Для наших целей довольно существенно понять, справедливо ли утверждение, что параллельно он изучал (вольнослушателем) в Сорбонне французскую литературу[438]. Мы знаем, что он побывал в Париже летом 1908 года, видимо, еще до начала занятий в Льеже, но, судя по всему, у него просто не оставалось времени, чтобы совмещать занятия в двух серьезных университетах. Поэтому мы склонны верить утверждению дочери: «После отправился в Париж и два года занимался на математическом отделении Сорбонны. При этом усердно изучал французскую историю, живопись, музыку, литературу»[439], – и кажется очень сомнительным утверждение обычно весьма точного словаря, что эти два года он учился в петербургском Политехническом институте[440]. Это существенно для понимания той атмосферы, которая его окружала в городе пребывания. Среди его черновых записей есть небольшой фрагмент, прагматика которого непонятна, но описание очень выразительно: «Я пользуюсь правом, пользуюсь сговором и против своего ожидания – пишу вам письмо. Теперь я здесь – в стране Maeterlink’a, Vaerhaeren’a , Lerbergh’a. Но очень мало вспоминаю о них. Здесь их не знают, в большом фаворе здесь бульварные французские романы и даже Nik Carter – с совершенно теми же иллюстрациями, что и в России. Быть может, это оттого, что Liége – столица Wallonie, а они – фламандцы» (20. 2. 2). Получив от своего знакомца просьбу: «В Париже вышла небольшая книжка стихов Н. Гумилева “Романтические цветы”. О ней лестно отозвались “Весы”, “Образование”, “Русская Мысль”. Если купите ее, напишите о ней и, кстати, скажите, сколько она будет стоить. Если… только. Все-таки от Вас к Парижу ближе. Хотя, я думаю, она и в Питере наверное имеется» (38. 40. 9. Письмо от 17–24 августа 1908), – Томашевский отвечал: «Романтические цветы – видел в СПБ. В Париже не видел. Вряд ли могу достать. Вообще здесь ничего не достать. А когда я был в Париже, то больше бегал по городу и по матерьяльным обстоятельствам старался в librairies не заходить. Теперь боюсь, что сделал громадную ошибку. А здесь, напр<имер>, не могут мне дать Heine Buch der Lieder. Даже бельгийских авторов нет: Maet, Vaer. У нас, кажется, достаточно к Вольфу зайти. А Гумилев – меня самого очень интересует. В Весах красивые стихи, но только…» (20. 2. 54 об.; черновик, зачеркнутый карандашом).

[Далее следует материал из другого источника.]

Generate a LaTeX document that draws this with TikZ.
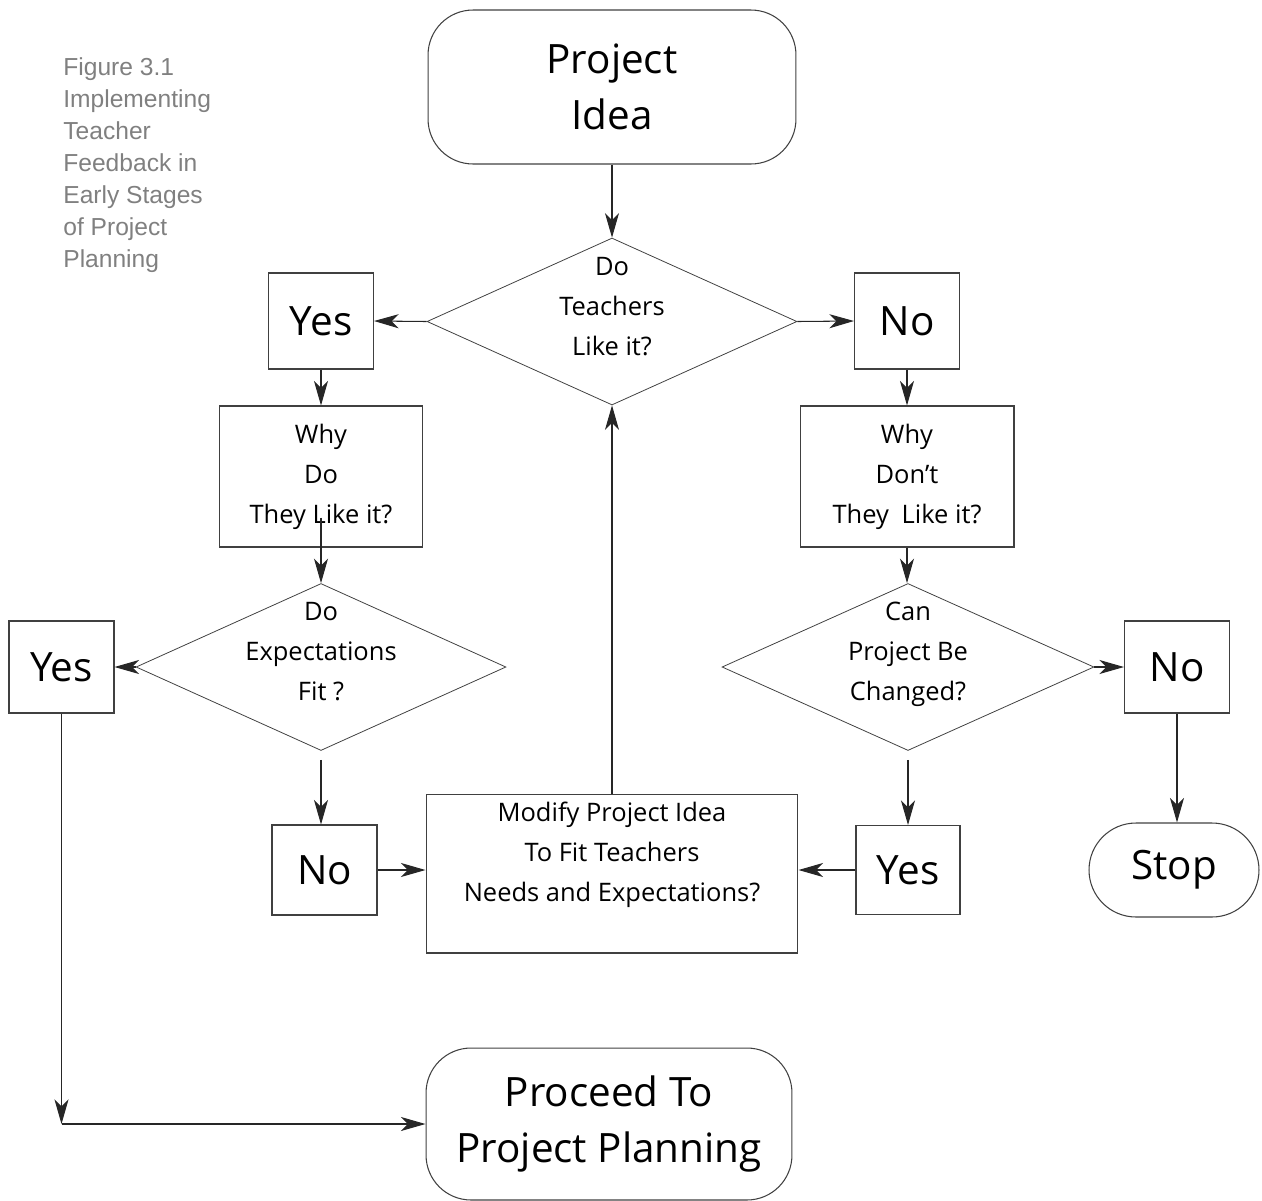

К этому добавлялось и то, что сам Томашевский ощущал недостаточность своего литературного образования. «Жизнь моя сложилась так, что с литературой мои знакомства слишком отрывочны» (40. 11. 41 об.; письмо конца 1908, черновик). Поэтому годы, проведенные в Льеже, были для него временем чрезвычайно интенсивных поисков в сфере культуры. Он постоянно читает доставляемые каким-то способом русские журналы и книги (особенно внимательно – «Весы» и альманахи «Шиповника»), осваивает французскую литературу, от Паскаля и Монтеня до современников, использует каждую возможность посетить выставку картин, спектакль или концерт[441]. Однако это все оставалось бы скрытым от чужого глаза, если бы не его обширная переписка с молодым поэтом Александром Александровичем Поповым, который был ровесником Томашевского (и даже умер в том же году, что и он), но еще учился в гимназии в Петербурге[442].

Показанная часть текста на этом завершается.